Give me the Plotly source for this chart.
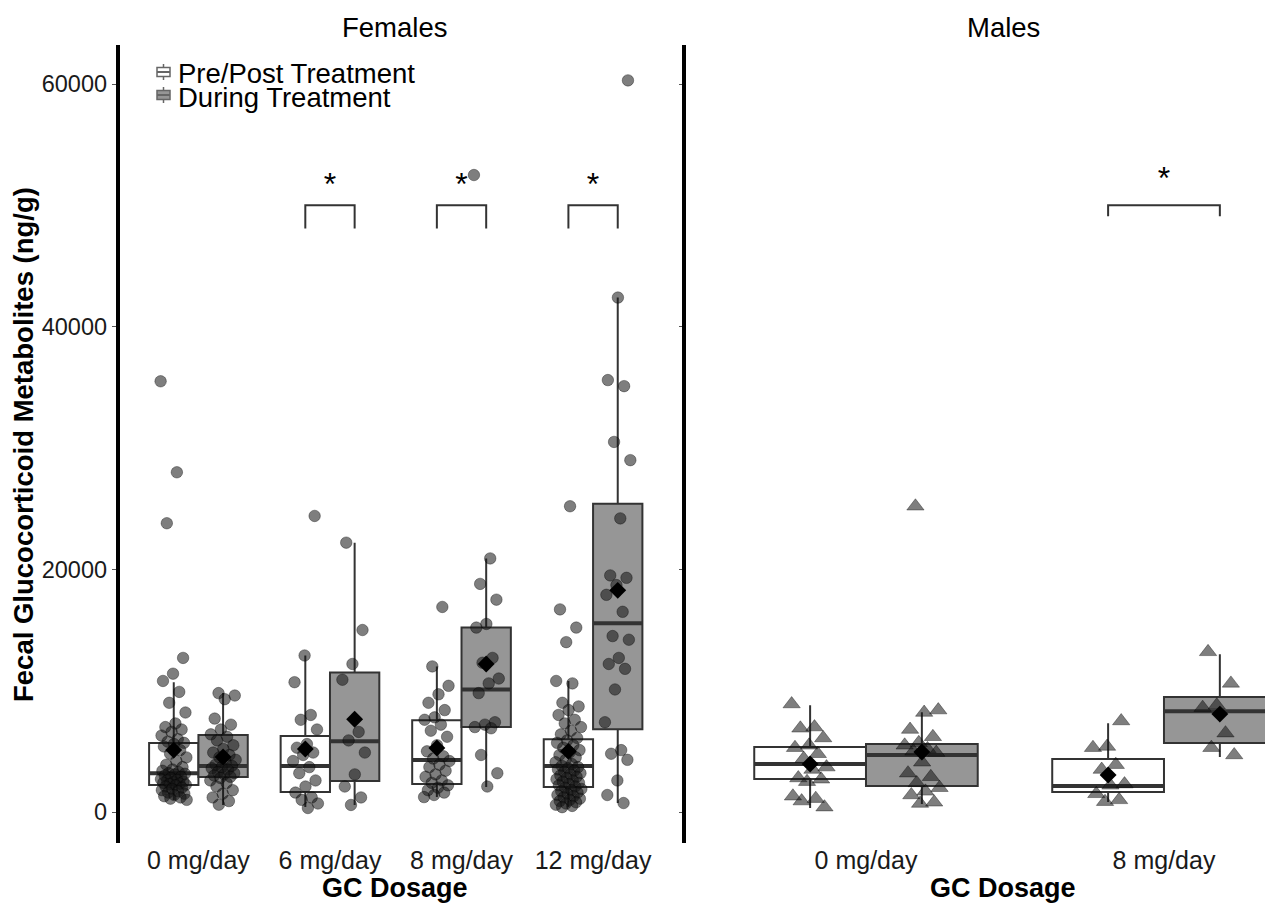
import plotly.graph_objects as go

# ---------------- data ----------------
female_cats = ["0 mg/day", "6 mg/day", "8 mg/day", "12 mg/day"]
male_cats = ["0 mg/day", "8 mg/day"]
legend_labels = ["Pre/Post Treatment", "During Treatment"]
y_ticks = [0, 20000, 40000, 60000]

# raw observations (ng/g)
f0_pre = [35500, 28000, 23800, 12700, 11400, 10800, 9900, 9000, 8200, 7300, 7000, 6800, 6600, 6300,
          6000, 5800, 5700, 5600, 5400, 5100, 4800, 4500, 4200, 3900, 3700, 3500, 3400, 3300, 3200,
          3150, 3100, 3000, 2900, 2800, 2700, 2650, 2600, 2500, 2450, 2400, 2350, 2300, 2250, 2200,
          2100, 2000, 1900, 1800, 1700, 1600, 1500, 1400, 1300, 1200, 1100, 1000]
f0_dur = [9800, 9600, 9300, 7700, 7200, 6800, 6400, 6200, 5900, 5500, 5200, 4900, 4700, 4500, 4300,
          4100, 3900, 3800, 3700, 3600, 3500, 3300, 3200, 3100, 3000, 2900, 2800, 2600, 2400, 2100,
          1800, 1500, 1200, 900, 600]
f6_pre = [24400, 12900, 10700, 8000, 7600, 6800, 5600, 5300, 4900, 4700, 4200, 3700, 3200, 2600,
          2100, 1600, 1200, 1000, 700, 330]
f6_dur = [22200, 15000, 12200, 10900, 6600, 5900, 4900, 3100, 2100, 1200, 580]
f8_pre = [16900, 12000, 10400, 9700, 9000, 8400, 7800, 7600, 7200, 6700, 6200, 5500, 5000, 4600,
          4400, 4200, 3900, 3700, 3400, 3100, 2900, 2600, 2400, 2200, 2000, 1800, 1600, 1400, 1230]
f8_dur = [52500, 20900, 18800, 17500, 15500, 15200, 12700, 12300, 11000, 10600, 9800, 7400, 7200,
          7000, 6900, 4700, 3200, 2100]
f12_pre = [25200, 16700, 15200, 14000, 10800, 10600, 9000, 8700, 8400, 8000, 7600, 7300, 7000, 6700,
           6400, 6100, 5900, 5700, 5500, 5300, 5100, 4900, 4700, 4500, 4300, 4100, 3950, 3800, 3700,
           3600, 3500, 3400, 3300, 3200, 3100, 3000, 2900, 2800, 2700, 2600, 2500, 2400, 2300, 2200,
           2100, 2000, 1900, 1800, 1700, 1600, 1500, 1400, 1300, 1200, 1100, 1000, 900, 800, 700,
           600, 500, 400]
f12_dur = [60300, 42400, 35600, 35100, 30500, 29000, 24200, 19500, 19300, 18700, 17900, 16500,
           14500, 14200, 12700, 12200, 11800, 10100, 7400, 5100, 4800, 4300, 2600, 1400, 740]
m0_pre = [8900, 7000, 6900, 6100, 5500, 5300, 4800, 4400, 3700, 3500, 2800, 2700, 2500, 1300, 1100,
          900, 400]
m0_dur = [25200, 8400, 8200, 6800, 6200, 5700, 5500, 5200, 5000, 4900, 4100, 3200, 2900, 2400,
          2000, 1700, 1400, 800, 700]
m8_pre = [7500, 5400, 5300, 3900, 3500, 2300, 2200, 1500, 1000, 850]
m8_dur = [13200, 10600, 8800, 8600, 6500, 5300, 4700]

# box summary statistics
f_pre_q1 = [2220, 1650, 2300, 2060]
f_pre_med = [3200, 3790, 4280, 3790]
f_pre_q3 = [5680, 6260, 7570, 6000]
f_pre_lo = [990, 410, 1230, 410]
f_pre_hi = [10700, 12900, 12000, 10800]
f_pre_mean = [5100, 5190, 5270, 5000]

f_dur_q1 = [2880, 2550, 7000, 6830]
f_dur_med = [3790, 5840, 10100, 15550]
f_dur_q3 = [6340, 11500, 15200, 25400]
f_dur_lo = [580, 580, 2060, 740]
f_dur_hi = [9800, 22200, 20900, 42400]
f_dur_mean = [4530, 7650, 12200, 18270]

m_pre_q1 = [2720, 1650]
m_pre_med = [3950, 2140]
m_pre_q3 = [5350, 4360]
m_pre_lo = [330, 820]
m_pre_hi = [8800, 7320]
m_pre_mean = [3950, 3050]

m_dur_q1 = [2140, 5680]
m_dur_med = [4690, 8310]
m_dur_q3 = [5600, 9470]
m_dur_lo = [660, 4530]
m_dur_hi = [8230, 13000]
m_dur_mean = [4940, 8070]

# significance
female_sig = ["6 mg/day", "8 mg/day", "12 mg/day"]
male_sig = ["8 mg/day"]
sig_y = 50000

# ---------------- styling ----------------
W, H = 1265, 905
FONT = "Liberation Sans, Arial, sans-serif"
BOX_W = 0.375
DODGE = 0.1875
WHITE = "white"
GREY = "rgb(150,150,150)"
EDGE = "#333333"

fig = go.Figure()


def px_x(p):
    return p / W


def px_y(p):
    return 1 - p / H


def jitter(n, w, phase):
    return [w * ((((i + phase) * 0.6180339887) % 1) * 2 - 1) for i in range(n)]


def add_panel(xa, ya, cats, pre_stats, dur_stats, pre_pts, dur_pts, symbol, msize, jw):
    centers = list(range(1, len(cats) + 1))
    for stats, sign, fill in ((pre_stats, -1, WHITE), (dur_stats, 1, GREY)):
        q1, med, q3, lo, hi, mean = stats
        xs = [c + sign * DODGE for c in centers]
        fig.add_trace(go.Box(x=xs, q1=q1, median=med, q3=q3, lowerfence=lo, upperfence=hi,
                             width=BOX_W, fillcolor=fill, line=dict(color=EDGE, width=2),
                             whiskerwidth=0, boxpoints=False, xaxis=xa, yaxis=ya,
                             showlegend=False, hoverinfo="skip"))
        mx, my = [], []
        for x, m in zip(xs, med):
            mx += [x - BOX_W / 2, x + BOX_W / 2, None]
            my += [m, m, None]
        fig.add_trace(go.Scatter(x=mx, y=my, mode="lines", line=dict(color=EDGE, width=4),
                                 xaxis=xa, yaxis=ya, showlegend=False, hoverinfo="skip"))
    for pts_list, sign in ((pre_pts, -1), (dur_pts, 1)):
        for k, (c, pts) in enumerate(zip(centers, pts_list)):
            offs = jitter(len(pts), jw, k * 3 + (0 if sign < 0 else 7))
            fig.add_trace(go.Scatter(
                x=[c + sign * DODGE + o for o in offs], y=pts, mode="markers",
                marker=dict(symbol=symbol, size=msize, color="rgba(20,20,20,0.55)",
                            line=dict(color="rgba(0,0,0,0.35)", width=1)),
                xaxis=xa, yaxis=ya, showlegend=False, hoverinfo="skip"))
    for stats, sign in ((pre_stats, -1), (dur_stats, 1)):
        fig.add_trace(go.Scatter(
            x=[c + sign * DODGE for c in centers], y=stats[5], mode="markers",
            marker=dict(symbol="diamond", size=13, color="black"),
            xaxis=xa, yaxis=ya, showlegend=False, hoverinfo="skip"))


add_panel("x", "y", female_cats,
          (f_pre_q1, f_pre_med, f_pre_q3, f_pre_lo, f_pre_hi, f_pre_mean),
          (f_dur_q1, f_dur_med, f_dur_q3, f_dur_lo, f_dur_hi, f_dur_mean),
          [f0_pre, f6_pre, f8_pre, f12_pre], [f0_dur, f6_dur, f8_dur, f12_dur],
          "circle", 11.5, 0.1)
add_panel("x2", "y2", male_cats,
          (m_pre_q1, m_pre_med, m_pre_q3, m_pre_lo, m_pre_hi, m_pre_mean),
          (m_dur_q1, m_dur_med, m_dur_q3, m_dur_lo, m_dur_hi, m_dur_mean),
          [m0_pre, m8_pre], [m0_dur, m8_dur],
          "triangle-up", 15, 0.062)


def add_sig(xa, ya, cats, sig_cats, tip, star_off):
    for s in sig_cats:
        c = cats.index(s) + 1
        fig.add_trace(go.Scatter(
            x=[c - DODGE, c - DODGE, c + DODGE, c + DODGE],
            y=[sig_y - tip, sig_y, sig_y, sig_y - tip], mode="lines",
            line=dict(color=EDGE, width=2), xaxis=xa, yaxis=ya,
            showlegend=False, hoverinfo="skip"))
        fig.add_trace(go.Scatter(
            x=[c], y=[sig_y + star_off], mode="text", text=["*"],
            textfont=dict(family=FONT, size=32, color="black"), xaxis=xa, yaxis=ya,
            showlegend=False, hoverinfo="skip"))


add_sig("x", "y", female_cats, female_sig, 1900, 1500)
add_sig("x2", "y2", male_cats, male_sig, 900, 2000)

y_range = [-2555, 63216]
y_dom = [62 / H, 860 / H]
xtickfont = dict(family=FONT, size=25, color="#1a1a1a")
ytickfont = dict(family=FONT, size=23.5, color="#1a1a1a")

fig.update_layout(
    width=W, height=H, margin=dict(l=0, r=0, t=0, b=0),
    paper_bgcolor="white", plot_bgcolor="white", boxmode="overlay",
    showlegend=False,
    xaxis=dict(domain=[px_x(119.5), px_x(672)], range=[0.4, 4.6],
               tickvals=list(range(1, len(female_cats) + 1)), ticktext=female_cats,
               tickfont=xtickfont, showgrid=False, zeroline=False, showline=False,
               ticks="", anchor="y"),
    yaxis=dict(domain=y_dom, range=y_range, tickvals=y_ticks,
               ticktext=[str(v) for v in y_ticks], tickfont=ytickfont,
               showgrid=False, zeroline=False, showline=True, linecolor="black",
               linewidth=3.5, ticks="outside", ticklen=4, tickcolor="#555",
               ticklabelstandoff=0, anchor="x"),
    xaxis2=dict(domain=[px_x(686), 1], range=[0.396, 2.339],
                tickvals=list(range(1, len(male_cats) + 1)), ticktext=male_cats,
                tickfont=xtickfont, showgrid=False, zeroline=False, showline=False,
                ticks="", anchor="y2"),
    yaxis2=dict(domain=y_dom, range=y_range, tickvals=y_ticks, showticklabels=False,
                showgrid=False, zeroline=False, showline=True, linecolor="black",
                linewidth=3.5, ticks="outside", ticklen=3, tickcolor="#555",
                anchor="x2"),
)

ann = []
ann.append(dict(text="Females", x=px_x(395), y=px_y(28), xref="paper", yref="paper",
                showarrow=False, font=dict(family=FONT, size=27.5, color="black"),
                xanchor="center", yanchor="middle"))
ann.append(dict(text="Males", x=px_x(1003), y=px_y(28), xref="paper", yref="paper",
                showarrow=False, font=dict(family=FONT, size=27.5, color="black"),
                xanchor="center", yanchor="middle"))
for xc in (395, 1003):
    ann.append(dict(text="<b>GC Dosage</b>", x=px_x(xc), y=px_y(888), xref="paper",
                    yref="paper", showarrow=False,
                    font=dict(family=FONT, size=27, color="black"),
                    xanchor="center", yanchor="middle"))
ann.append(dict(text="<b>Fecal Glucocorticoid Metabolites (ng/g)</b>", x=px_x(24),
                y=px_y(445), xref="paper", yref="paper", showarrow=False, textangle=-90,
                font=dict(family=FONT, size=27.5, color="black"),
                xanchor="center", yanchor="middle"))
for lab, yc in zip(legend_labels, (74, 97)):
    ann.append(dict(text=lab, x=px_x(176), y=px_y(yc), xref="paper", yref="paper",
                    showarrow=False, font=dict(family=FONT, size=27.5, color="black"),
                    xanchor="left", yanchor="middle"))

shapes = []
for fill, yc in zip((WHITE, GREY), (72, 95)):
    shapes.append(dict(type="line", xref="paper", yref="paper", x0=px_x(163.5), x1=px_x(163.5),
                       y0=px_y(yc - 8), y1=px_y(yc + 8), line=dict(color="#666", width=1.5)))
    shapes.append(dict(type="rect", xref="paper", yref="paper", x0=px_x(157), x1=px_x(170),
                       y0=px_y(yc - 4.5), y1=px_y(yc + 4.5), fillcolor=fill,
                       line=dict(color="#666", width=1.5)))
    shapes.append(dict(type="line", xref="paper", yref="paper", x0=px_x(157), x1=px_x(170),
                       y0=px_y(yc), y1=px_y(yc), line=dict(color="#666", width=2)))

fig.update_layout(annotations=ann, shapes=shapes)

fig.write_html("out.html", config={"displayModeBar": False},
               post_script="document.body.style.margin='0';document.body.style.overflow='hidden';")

= = = = =

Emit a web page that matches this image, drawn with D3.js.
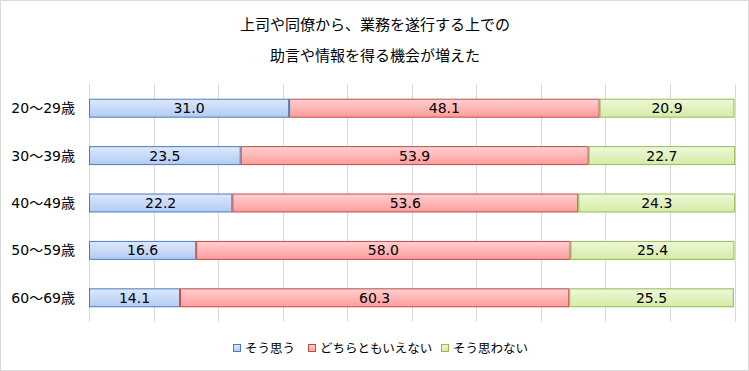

= = = = =

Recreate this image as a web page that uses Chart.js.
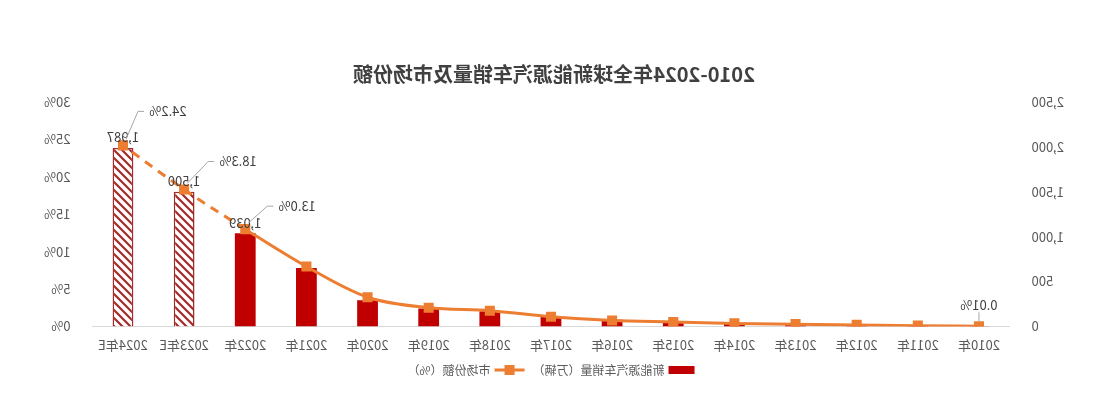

= = = = =

■ **Exercise requirements**
Repeat the lines above exactly, beginning with the one containing "Give me the Plotly source for this chart." and finishing with the one containing "import plotly.graph_objects as go". No pictures belong in the copy.

■ **Answer to this task**
Give me the Plotly source for this chart.
import plotly.graph_objects as go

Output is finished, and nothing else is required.